We get to Dawson Creek BC where the start of the Alaskan Highway officially begins. I check the trip odometer and apparently it took me 39 hours and 1,916 miles to get to the start line.
The world-famous Alaskan Highway, which is in Canada, but was built by America in 1942. It only took nine months. This road is 1523 miles long has 133 bridges, and 8,000 culverts.
Apparently, there was a time when good ol’ American know-how could get things done. We can’t even get I-15 finished and I know they have been working on it since I was in college about 40 years ago.
As we get out at the visitor center and take our selfie, I see an American flag flying high alongside a Canadian flag. I think that maybe President Trump finally bought Canada and made it the 51st state.
I did some internet scouting ahead of time and like all great vacations I planned it out which is always the best part of the vacation.

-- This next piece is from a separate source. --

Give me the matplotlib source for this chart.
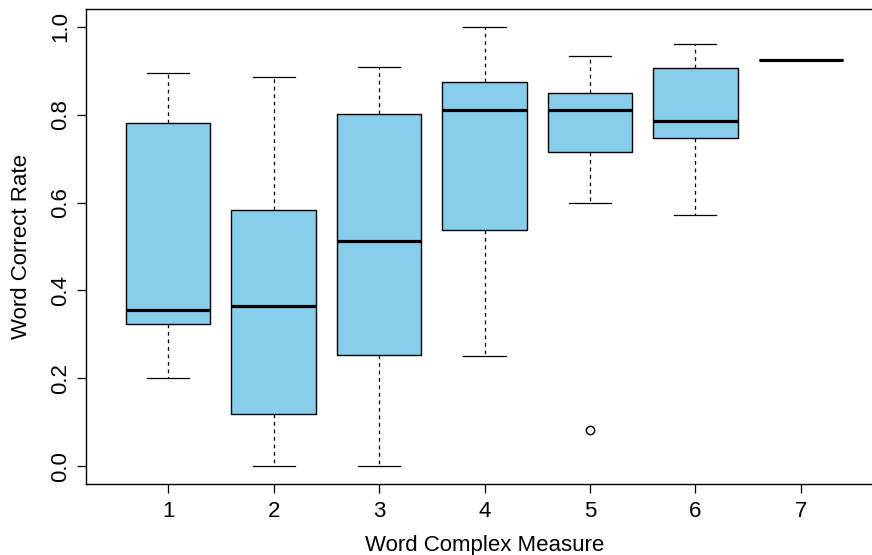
import matplotlib
matplotlib.use("Agg")
import matplotlib.pyplot as plt

plt.rcParams['font.family'] = ['Liberation Sans', 'DejaVu Sans']

# Summary statistics per word-complexity level
levels = ["1", "2", "3", "4", "5", "6", "7"]
medians = [0.355, 0.364, 0.512, 0.810, 0.810, 0.785, 0.923]
q1 = [0.323, 0.120, 0.254, 0.538, 0.714, 0.747, 0.923]
q3 = [0.781, 0.583, 0.801, 0.875, 0.848, 0.906, 0.923]
whisker_low = [0.200, 0.000, 0.000, 0.250, 0.599, 0.571, 0.923]
whisker_high = [0.895, 0.886, 0.909, 1.000, 0.933, 0.961, 0.923]
outliers = [[], [], [], [], [0.083], [], []]

yticks = [0.0, 0.2, 0.4, 0.6, 0.8, 1.0]

stats = []
for lab, med, lo, hi, wl, wh, fl in zip(levels, medians, q1, q3,
                                        whisker_low, whisker_high, outliers):
    stats.append(dict(label=lab, med=med, q1=lo, q3=hi,
                      whislo=wl, whishi=wh, fliers=fl))

fig = plt.figure(figsize=(8.72, 5.55), dpi=100)
ax = fig.add_axes([86 / 872, 71 / 555, (883 - 86) / 872, (484 - 9) / 555])

positions = list(range(1, len(levels) + 1))
ax.bxp(stats, positions=positions, widths=0.8, patch_artist=True,
       showfliers=True,
       boxprops=dict(facecolor='#87CEEB', edgecolor='black', linewidth=1.0),
       medianprops=dict(color='black', linewidth=2.3, solid_capstyle='butt'),
       whiskerprops=dict(color='black', linewidth=0.9, linestyle=(0, (3, 3))),
       capprops=dict(color='black', linewidth=0.9),
       capwidths=0.4,
       flierprops=dict(marker='o', markerfacecolor='white',
                       markeredgecolor='black', markersize=6,
                       markeredgewidth=1.0))

ax.set_xlim(0.22, 7.78)
ax.set_ylim(-0.04, 1.04)
ax.set_xticks(positions)
ax.set_xticklabels(levels)
ax.set_yticks(yticks)
ax.set_yticklabels([f"{v:.1f}" for v in yticks], rotation=90, va='center')

ax.tick_params(axis='both', length=6.5, width=0.9, labelsize=16, pad=4)
ax.tick_params(axis='x', pad=5.5)
for side in ['left', 'bottom', 'top', 'right']:
    ax.spines[side].set_linewidth(1.0)
    ax.spines[side].set_color('black')

ax.set_xlabel("Word Complex Measure", fontsize=16, labelpad=9.5)
ax.set_ylabel("Word Correct Rate", fontsize=16, labelpad=13)

fig.savefig("out.png", dpi=100)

Usually, the actual trip is not as enjoyable as all the planning because I forget just how much people annoy me. The places are great, but way to “peoplely” to really bask in the beauty.
I am thinking “Who are all these old people? Are there active Silver Alerts on all these seniors hobbling along? Should I call and report them?”
I realize a moment too late, that I have been looking at myself limping along in the storeroom windows.
There is always some “tour-on”, that peculiar mix of tourist and moron that does stupid things and asks stupid questions, which I am doing with the Visitor Center host as I show her picture of my grandkids.
Senior Tour-ons are the worst, they are never in a hurry, always ask “Where ya from?” are cheap and will do anything to save a penny, and like to clean out there car when they are in the gas line.
Oh ya, and they get lost in the round-about so sometimes they stop in the round-about and argue with their spouse which of the four outlets to take.
I have a peculiar measuring stick for success of any vacation. This is a little embarrassing, but I have eaten my way across America.
This includes stopping at Scott, AR for a Hub Cap Hamburger, fish tacos in Morro Bay, a pulled pork sandwich in Winchester, ID (population 212) and now I found a cinnamon roll in British Columbia worth a 1,723-mile drive.
Honestly, nothing is better than finding good food in the local, obscure, eclectic, hole-in-the-wall joints across the world.
I am enjoying the new signs I am seeing alongside the road. I have never seen a crossing sign for a caribou.
At a gas station, I can’t figure out how to prepay for my gas. After ten minutes of confusion an old guy comes over to me, and after he says, “Where ya from?”, he points to the sign taped to the pump, “Please take a photo for the amount and show it to the attendant.” Only Canadians can be that trusting, I dunno?
There are some really weird things, like they don’t have crushed ice and Pepsi in Canada.
I have been through 27 different stores because I have to stop for gas because I am getting three miles per gallon pulling my house behind my truck.
I consider not having crushed ice and fountain drinks grounds for President Trump to buy Canada and give them pebbled ice for their soft drinks.
They will thank us years from now when they don’t have to eat whale blubber to survive and their new thriving dialysis industry is doing well.